Mindful AI: The next step is for AI to assist in mindfulness—helping us become more aware of our emotions, the people around us, and our environment. On our trip to New Zealand, for example, changes in our itinerary were influenced by both reading a history book and a newfound interest in local botany. Imagine an AI that could suggest activities based on what it understands about your current mood and interests, enhancing your engagement with the world around you.
Meaningful AI: Perhaps the most ambitious and profound aspect is AI's potential to lead us towards a more meaningful life. This goes beyond making recommendations based on algorithms designed to maximize engagement or profit. Instead, it involves creating choices that resonate deeply with our personal values and aspirations. AI that can help us discover emergent values. It's about AI that understands what makes us tick, not just as consumers, but as human beings seeking authenticity and purpose in our lives.
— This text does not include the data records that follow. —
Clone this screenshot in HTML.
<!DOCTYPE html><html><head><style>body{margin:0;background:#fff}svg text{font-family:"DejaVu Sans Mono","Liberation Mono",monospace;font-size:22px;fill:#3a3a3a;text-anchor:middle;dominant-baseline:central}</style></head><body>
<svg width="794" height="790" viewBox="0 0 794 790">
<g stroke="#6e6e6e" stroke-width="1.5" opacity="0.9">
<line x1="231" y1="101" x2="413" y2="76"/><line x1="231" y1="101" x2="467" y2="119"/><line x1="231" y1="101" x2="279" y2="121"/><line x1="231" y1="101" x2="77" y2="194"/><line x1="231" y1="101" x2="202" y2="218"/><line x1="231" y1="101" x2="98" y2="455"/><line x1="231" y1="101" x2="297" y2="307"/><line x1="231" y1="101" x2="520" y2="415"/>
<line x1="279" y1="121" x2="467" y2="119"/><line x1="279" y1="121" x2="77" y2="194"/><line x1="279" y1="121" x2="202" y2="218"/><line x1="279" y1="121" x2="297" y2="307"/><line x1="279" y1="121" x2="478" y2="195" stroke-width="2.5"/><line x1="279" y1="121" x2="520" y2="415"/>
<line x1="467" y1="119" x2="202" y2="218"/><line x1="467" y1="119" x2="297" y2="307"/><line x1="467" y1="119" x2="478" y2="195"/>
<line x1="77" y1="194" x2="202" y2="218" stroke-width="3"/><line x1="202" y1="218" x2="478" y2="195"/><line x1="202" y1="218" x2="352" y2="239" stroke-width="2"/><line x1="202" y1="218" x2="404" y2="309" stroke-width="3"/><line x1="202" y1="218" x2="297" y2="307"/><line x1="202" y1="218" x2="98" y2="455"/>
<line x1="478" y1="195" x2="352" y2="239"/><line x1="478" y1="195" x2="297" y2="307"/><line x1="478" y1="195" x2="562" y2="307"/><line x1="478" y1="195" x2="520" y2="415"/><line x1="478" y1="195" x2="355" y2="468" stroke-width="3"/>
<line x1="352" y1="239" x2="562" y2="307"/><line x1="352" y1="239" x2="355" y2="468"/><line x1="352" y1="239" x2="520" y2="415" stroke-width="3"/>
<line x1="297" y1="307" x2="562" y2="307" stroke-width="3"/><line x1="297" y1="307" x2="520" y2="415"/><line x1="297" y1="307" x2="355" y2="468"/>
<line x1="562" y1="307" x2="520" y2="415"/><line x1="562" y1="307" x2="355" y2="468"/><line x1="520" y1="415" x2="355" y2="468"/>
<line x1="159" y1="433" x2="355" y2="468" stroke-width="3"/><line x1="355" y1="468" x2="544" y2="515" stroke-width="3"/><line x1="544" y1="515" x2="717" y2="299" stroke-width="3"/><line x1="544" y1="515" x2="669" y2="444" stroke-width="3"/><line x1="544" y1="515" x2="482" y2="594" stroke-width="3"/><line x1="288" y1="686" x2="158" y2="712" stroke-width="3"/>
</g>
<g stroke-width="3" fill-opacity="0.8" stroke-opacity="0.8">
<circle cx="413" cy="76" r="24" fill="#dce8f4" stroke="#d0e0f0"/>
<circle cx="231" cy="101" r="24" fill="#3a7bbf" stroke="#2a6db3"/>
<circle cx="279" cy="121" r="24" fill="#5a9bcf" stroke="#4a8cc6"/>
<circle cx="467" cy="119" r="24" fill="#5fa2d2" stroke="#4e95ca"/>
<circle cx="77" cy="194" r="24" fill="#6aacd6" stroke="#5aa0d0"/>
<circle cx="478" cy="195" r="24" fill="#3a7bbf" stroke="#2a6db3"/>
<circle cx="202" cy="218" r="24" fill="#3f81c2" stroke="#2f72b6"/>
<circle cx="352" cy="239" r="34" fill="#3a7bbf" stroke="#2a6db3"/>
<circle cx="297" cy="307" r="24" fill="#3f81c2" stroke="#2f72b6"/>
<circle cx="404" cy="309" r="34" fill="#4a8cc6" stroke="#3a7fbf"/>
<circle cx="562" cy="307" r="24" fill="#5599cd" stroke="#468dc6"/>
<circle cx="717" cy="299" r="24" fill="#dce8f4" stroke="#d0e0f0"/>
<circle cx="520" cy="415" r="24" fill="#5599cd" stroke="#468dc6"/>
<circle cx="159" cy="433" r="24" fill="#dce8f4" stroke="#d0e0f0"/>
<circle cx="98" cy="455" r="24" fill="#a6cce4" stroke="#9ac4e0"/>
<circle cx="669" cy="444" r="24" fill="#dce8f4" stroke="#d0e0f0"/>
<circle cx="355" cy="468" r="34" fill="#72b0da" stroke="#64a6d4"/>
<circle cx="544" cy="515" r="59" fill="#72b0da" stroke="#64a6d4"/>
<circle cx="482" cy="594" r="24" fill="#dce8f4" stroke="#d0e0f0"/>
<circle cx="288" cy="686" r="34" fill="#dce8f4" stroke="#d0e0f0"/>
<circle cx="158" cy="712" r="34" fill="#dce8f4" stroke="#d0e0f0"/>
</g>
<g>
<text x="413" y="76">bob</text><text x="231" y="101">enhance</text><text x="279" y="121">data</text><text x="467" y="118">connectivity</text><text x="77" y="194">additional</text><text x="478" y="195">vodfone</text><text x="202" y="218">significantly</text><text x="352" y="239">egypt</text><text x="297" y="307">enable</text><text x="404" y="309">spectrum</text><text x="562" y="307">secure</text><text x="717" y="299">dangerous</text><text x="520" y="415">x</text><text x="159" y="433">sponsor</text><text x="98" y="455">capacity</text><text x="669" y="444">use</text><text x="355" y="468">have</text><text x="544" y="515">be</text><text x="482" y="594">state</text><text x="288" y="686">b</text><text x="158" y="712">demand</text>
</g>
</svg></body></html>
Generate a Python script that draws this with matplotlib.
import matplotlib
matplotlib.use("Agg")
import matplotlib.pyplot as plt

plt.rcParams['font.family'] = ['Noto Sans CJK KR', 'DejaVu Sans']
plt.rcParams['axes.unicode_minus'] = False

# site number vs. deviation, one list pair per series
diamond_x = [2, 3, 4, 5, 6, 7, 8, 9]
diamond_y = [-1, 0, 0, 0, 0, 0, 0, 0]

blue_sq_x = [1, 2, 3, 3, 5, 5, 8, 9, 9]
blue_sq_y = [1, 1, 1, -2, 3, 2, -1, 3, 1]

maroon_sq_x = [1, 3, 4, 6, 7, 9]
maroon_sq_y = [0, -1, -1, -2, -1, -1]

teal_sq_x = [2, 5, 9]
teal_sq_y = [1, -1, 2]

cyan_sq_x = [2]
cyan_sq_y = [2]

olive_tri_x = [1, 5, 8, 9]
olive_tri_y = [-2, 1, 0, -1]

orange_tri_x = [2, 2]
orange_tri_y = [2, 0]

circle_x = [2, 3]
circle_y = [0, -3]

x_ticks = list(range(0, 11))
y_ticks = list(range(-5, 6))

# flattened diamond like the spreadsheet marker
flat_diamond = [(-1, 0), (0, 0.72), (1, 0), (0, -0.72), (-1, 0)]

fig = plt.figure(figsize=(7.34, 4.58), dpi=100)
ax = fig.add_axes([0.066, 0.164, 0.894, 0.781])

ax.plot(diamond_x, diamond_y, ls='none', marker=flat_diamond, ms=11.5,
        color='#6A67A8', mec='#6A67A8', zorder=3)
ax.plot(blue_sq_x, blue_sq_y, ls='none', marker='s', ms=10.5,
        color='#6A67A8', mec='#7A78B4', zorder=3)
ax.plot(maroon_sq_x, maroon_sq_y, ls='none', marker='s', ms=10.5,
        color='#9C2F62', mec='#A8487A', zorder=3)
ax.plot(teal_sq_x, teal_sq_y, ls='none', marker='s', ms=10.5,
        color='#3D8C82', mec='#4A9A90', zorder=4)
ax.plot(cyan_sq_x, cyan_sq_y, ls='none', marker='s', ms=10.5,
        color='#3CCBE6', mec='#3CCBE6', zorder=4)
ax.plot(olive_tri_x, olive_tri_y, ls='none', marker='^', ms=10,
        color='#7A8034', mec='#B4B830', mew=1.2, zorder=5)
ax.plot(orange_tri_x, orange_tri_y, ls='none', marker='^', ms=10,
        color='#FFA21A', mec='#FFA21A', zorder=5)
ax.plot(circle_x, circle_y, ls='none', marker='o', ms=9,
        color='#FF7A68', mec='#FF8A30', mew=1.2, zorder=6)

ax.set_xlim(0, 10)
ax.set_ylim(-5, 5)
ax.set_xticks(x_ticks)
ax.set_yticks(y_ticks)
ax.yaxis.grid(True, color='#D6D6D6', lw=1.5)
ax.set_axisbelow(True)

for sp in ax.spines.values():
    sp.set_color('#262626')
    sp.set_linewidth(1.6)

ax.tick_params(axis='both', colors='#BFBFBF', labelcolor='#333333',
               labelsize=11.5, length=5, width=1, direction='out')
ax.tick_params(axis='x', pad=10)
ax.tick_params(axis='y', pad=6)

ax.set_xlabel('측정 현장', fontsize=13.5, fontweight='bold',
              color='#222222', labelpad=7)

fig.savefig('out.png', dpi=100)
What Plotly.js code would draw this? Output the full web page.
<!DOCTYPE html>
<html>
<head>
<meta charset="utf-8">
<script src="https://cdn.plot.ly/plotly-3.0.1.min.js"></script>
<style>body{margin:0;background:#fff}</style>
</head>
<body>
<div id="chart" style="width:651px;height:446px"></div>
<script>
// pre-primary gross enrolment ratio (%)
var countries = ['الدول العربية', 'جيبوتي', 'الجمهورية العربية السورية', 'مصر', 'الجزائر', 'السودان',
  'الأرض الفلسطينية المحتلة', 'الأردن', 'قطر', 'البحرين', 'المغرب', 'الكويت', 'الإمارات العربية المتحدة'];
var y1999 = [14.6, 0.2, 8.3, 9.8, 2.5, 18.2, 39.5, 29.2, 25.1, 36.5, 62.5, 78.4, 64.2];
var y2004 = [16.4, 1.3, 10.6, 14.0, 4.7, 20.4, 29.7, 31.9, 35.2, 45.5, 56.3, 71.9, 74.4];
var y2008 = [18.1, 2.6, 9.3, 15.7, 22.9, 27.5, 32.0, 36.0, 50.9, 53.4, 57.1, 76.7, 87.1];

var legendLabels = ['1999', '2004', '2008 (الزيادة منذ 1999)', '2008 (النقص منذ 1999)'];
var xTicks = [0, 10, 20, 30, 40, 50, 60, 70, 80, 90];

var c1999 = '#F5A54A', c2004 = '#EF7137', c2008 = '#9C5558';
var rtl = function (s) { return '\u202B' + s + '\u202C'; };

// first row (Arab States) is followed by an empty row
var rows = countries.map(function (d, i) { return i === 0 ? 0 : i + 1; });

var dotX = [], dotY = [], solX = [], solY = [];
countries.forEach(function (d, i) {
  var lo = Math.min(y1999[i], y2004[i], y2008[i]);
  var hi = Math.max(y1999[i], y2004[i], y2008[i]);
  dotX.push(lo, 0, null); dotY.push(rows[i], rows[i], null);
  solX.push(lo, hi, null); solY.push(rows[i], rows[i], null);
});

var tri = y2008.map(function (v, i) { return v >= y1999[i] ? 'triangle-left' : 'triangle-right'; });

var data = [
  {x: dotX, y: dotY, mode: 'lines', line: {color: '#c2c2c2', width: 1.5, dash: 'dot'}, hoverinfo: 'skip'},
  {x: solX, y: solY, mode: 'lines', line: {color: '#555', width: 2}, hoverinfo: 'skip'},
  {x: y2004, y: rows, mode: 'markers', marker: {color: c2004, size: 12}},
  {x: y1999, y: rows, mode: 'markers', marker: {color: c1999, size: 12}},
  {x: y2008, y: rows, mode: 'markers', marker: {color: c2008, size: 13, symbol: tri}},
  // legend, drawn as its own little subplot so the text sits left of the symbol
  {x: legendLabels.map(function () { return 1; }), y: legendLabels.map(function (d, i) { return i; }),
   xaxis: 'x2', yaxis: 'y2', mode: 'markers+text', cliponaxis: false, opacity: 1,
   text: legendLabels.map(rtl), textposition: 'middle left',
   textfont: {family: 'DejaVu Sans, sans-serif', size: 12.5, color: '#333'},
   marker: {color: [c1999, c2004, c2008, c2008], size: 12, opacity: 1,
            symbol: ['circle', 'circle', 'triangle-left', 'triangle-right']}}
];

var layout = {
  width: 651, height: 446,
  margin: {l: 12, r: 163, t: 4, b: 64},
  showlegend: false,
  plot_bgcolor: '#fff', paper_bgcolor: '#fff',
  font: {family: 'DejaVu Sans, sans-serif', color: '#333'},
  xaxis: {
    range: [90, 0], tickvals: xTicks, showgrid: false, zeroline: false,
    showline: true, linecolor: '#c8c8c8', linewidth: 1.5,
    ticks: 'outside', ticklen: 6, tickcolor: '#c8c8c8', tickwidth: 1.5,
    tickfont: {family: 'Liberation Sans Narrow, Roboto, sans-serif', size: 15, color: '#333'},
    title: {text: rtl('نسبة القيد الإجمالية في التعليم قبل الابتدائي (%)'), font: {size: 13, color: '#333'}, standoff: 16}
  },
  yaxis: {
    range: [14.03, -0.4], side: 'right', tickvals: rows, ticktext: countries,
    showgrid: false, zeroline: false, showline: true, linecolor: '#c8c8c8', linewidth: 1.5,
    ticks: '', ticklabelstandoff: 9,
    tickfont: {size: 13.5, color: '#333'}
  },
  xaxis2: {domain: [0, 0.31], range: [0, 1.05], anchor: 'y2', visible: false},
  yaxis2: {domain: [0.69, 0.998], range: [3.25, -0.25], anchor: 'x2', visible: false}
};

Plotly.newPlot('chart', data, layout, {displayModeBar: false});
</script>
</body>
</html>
Of course, this is a dream that faces plenty of headwinds. But if we can get it right, if we can create AI that truly understands and supports our authentic selves, I think it might be an AI I would want because it might help me lead a richer, more meaningful life. It might prompt me to question my assumptions, to consider alternative perspectives, to grapple with the big questions of life and meaning that we so often neglect in the busyness of our daily lives.
So here's to dreaming of AI that might help us lead richer, more meaningful lives. May the future of tech be less about clicks and more about context. Less about data and more about depth. And may it always remember that, no matter how smart it gets, it's still dealing with a bunch of messy, complex, beautifully flawed humans.